-- START OF Records --

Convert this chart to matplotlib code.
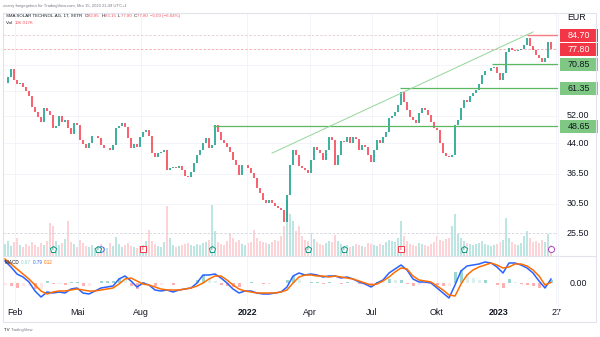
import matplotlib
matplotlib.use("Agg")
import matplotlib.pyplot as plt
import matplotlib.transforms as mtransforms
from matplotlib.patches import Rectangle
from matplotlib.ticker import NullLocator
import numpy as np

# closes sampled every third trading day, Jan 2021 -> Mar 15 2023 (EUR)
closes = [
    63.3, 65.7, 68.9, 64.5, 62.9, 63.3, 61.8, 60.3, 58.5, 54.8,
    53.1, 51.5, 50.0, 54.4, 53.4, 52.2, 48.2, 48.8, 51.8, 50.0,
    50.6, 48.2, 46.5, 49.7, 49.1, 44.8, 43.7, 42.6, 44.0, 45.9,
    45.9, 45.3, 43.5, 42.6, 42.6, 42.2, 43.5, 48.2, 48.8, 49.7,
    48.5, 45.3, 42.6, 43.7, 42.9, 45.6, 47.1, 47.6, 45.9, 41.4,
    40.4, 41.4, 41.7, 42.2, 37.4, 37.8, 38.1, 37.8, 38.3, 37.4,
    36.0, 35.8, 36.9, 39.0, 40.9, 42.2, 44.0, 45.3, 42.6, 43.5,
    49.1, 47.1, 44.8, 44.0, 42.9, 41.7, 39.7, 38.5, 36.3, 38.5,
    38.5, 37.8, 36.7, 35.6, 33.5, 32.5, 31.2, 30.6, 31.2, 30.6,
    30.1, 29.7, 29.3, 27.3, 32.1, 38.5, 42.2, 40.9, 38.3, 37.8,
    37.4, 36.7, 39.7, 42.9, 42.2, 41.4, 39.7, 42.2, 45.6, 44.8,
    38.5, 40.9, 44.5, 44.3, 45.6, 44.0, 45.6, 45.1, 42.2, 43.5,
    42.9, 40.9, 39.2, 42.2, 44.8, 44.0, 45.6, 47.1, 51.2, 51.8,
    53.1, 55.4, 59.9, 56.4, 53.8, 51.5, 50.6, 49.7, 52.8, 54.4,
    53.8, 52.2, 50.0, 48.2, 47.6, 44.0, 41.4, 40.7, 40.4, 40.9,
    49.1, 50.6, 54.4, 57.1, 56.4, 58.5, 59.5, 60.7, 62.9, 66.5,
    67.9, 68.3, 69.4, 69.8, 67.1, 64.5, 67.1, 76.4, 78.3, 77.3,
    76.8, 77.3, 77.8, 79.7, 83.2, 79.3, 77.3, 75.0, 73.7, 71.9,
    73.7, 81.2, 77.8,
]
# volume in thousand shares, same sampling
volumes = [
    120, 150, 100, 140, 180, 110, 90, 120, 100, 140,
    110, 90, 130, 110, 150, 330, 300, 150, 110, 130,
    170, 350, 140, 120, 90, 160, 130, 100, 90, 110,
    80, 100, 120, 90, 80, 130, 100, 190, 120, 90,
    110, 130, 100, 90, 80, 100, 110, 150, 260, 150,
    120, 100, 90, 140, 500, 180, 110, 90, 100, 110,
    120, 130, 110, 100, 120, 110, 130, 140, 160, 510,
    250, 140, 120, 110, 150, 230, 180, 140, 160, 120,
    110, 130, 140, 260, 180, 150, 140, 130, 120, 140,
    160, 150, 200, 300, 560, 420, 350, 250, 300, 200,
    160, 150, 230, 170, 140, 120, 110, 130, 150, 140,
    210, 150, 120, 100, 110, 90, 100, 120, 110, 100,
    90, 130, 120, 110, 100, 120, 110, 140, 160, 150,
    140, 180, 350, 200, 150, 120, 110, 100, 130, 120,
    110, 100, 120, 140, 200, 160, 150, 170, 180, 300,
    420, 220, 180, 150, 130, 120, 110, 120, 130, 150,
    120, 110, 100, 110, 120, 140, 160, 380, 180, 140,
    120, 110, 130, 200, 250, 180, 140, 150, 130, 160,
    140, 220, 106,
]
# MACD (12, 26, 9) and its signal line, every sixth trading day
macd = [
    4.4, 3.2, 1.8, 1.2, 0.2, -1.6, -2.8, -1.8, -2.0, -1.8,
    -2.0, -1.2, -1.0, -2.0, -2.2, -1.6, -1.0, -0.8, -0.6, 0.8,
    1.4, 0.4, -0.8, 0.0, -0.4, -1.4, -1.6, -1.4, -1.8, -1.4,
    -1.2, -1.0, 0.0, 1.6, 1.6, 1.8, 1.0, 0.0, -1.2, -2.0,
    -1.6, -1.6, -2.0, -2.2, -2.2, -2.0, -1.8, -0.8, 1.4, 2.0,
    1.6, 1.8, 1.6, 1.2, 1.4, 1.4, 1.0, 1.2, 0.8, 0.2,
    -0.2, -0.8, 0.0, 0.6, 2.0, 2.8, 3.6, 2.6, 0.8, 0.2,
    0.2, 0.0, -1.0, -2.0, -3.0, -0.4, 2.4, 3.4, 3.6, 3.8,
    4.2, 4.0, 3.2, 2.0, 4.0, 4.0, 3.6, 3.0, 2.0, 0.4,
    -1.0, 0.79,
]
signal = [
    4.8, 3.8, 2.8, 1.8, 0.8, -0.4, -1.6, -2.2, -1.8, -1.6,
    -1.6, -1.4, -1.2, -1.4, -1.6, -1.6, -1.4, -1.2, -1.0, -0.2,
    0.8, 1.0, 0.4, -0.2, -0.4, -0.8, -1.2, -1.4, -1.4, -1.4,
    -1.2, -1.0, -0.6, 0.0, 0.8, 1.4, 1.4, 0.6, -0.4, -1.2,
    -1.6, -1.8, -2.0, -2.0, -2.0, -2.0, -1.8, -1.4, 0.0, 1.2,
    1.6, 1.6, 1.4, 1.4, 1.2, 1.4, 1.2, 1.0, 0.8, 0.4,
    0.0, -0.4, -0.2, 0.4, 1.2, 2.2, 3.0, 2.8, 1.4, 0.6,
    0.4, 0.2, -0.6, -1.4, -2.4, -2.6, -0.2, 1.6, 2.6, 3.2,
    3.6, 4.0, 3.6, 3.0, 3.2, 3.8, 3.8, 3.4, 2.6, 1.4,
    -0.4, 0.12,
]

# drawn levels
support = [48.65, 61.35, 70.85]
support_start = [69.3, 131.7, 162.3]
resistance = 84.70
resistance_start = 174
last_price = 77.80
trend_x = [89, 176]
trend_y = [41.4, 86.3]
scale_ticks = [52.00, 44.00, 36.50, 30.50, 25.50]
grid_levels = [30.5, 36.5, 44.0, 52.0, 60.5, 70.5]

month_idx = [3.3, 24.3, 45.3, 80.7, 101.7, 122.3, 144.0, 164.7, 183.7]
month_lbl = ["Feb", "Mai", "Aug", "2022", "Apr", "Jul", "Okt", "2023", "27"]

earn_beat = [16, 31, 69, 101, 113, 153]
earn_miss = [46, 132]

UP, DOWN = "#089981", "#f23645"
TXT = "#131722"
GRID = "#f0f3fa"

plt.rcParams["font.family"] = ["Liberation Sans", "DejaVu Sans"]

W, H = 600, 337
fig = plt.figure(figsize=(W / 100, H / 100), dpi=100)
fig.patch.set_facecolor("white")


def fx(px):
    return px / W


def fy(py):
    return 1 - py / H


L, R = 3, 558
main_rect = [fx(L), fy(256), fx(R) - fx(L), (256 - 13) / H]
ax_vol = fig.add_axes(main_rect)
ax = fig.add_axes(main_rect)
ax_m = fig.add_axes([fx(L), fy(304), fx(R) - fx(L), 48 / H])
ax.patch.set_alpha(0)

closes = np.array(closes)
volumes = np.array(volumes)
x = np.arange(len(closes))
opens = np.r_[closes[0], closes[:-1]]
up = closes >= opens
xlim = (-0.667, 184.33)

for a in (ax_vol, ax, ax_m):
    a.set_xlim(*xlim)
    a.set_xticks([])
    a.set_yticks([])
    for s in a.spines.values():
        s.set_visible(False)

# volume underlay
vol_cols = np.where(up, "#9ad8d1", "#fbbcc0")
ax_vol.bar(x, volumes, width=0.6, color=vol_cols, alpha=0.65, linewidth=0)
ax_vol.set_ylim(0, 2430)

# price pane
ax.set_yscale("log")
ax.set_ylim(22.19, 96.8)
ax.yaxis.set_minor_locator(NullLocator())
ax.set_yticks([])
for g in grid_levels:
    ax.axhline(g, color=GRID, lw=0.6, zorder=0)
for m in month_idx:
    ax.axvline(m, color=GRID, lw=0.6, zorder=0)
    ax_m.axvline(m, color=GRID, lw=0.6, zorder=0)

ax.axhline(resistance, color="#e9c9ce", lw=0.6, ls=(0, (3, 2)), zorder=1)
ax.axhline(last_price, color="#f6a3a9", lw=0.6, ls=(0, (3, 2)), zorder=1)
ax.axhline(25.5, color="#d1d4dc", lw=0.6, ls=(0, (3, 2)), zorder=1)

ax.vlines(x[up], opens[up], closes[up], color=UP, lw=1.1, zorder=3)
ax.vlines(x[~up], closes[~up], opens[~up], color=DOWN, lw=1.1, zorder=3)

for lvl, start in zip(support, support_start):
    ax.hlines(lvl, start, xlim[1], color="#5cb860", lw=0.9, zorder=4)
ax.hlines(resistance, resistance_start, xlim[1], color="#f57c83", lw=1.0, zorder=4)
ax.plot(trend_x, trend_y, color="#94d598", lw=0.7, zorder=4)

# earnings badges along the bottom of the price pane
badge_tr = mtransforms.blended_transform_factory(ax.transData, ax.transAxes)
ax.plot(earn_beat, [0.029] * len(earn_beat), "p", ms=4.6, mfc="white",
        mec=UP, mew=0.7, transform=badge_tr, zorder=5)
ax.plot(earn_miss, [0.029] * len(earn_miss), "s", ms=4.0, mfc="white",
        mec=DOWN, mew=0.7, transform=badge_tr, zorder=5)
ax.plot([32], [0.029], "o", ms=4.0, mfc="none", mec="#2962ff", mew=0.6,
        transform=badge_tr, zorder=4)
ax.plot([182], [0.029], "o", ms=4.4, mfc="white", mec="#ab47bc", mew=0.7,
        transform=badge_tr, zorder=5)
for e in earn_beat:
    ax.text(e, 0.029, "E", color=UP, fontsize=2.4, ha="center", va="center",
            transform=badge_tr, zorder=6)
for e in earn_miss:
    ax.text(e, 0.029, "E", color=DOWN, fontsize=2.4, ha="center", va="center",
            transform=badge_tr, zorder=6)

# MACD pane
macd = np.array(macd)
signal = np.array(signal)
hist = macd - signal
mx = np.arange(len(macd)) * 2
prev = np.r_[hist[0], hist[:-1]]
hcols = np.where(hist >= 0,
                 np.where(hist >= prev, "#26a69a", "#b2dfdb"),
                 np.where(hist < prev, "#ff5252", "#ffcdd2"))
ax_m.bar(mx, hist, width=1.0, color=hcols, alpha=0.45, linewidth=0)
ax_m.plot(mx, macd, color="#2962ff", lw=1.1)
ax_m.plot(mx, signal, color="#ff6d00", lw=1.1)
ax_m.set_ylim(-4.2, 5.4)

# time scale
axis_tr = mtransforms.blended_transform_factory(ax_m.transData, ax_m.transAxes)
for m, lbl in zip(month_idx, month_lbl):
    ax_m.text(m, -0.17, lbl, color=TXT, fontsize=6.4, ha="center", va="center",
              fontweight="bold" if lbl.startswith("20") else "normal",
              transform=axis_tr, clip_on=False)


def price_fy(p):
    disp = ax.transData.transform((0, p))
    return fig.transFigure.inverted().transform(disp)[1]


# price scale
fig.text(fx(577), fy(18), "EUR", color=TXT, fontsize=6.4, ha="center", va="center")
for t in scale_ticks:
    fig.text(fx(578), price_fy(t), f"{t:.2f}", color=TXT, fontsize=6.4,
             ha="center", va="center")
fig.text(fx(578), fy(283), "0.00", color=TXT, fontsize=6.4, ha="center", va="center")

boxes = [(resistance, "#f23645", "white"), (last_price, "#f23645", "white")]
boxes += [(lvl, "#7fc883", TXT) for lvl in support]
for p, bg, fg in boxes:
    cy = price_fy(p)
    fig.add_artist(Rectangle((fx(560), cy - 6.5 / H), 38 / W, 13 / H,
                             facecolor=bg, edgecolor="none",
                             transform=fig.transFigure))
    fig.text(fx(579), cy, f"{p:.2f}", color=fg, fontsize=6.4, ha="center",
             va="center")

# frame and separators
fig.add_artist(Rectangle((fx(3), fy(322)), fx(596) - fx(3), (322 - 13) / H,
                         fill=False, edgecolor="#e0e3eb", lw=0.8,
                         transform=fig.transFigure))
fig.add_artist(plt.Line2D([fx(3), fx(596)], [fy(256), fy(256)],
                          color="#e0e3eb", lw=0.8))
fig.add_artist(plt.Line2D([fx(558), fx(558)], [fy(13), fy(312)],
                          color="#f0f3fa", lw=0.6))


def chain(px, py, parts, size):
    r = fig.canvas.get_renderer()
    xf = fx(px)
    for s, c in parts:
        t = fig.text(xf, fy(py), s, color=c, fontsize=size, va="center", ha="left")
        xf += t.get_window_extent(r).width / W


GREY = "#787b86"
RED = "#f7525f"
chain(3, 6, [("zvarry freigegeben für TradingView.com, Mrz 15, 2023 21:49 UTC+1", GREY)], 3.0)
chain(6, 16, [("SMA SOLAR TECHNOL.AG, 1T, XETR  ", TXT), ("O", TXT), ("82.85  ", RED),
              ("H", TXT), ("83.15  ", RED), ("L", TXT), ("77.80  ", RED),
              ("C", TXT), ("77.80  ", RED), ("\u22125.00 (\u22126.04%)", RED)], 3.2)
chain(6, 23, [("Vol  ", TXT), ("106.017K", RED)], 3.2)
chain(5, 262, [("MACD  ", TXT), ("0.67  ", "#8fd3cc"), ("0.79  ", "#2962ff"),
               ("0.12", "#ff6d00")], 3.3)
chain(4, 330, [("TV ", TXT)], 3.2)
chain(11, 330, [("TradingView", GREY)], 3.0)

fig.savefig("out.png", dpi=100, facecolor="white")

-- END OF Records --
-- START OF Records --

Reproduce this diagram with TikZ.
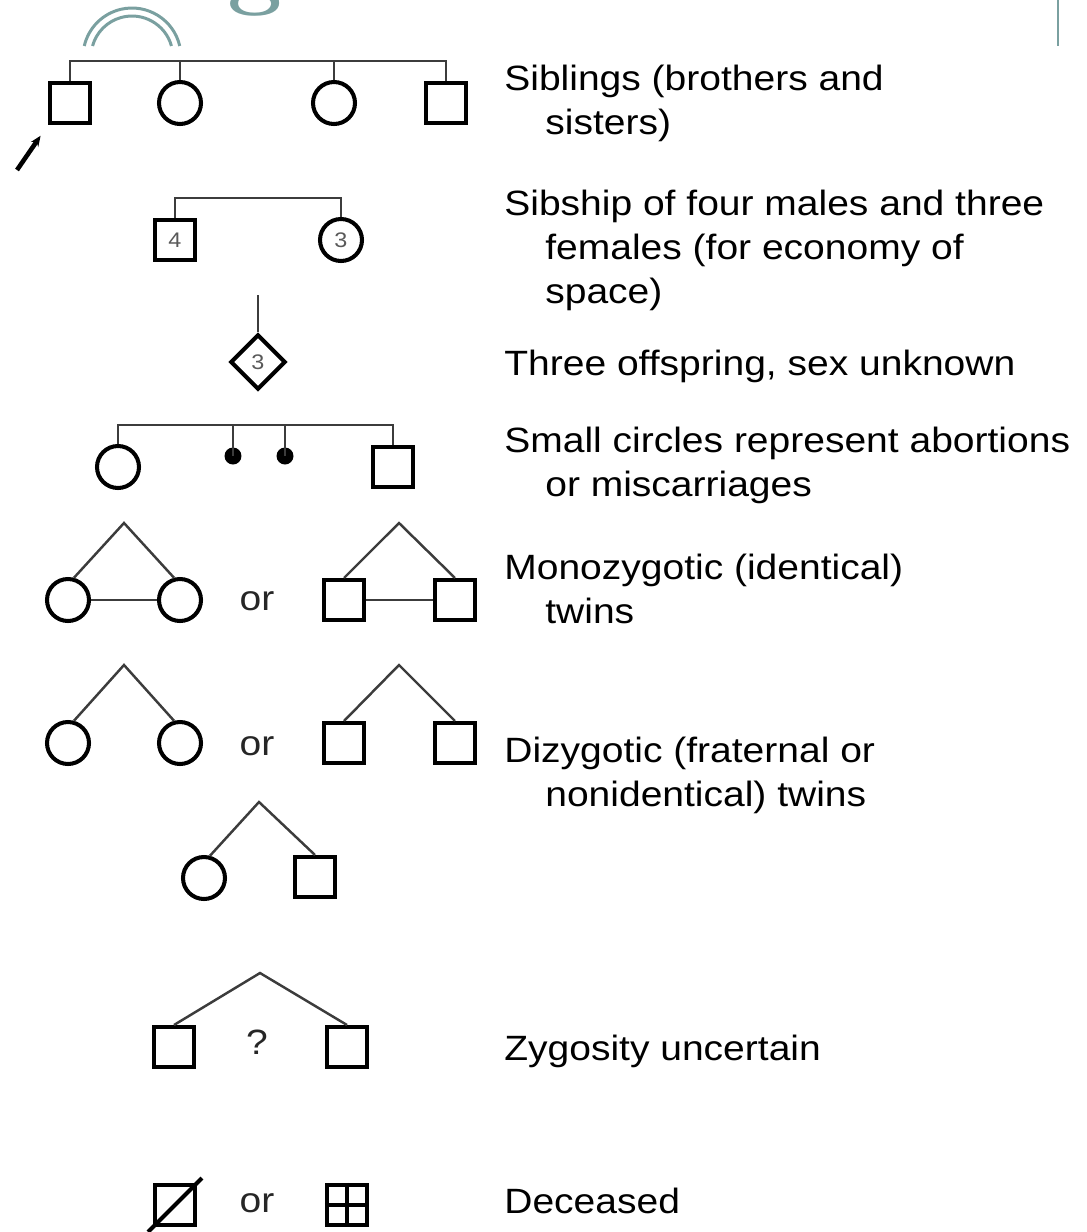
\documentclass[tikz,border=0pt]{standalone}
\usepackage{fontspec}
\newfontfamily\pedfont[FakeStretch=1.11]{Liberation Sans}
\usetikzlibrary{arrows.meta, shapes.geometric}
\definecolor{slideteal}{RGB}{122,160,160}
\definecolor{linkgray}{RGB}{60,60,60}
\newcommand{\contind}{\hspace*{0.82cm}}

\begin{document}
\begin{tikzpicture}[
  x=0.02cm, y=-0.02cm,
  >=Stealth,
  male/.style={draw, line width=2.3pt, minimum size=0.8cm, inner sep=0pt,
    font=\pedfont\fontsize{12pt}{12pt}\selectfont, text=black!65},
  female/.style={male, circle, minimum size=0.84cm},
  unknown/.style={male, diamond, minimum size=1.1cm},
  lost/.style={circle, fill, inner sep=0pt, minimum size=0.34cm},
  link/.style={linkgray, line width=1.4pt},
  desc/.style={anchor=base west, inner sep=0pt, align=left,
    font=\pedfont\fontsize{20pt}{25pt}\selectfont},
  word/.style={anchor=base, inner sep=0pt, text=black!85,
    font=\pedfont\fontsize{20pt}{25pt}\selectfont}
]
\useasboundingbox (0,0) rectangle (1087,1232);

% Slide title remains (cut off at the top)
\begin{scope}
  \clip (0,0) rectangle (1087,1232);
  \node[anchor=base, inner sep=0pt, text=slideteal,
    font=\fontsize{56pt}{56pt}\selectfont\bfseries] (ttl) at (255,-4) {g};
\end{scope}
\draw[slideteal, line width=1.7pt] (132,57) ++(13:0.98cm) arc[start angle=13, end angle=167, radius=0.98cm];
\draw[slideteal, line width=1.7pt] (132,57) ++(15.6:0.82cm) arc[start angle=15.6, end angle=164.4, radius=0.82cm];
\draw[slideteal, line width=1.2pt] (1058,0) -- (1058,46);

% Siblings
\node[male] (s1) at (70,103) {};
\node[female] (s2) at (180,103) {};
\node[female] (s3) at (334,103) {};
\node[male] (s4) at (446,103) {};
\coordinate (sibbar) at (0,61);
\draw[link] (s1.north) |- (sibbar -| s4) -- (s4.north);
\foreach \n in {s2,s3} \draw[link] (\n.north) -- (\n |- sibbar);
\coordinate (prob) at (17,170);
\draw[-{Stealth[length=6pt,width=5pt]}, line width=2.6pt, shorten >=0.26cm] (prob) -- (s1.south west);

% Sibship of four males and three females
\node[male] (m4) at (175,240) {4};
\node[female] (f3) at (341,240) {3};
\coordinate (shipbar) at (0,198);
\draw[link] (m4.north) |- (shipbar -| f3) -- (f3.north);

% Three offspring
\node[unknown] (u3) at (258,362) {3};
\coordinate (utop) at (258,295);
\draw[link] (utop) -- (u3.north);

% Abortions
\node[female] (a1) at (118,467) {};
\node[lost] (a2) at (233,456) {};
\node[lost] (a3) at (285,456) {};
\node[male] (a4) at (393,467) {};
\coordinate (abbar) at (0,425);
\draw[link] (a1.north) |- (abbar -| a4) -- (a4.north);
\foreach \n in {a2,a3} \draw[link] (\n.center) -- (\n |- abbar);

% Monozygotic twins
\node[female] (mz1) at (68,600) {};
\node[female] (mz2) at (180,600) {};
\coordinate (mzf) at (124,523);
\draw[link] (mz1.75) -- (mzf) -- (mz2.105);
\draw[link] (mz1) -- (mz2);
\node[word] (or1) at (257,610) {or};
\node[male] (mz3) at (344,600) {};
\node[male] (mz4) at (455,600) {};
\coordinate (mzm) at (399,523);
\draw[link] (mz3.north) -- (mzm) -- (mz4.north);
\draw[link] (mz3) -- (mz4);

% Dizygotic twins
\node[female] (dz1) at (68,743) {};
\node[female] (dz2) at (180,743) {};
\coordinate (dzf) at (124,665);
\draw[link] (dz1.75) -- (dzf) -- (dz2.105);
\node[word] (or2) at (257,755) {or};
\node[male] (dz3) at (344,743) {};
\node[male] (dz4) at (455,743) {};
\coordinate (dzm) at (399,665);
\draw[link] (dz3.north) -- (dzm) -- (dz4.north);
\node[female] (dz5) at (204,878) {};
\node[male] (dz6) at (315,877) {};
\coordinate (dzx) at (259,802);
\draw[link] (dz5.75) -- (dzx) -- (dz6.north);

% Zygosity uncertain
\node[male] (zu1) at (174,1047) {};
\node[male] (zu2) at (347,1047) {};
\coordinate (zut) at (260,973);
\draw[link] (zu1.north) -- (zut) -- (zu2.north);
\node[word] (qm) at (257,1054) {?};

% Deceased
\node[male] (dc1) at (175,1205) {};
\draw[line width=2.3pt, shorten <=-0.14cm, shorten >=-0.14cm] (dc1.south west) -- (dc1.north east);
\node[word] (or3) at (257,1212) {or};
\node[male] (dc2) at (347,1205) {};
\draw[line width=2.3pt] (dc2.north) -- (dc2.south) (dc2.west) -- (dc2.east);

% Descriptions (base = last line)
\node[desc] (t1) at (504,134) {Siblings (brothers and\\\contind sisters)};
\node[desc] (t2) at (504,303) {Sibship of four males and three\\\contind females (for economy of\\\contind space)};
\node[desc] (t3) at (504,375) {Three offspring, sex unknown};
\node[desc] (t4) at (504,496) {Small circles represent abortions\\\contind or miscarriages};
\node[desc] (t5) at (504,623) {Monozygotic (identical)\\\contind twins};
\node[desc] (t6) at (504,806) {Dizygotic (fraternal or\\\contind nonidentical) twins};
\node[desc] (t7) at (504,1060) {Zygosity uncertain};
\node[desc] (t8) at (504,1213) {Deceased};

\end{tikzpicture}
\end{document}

-- END OF Records --

• Problem description
Pull out each line holding the string "this".

• Final result
Convert this chart to matplotlib code.
Reproduce this diagram with TikZ.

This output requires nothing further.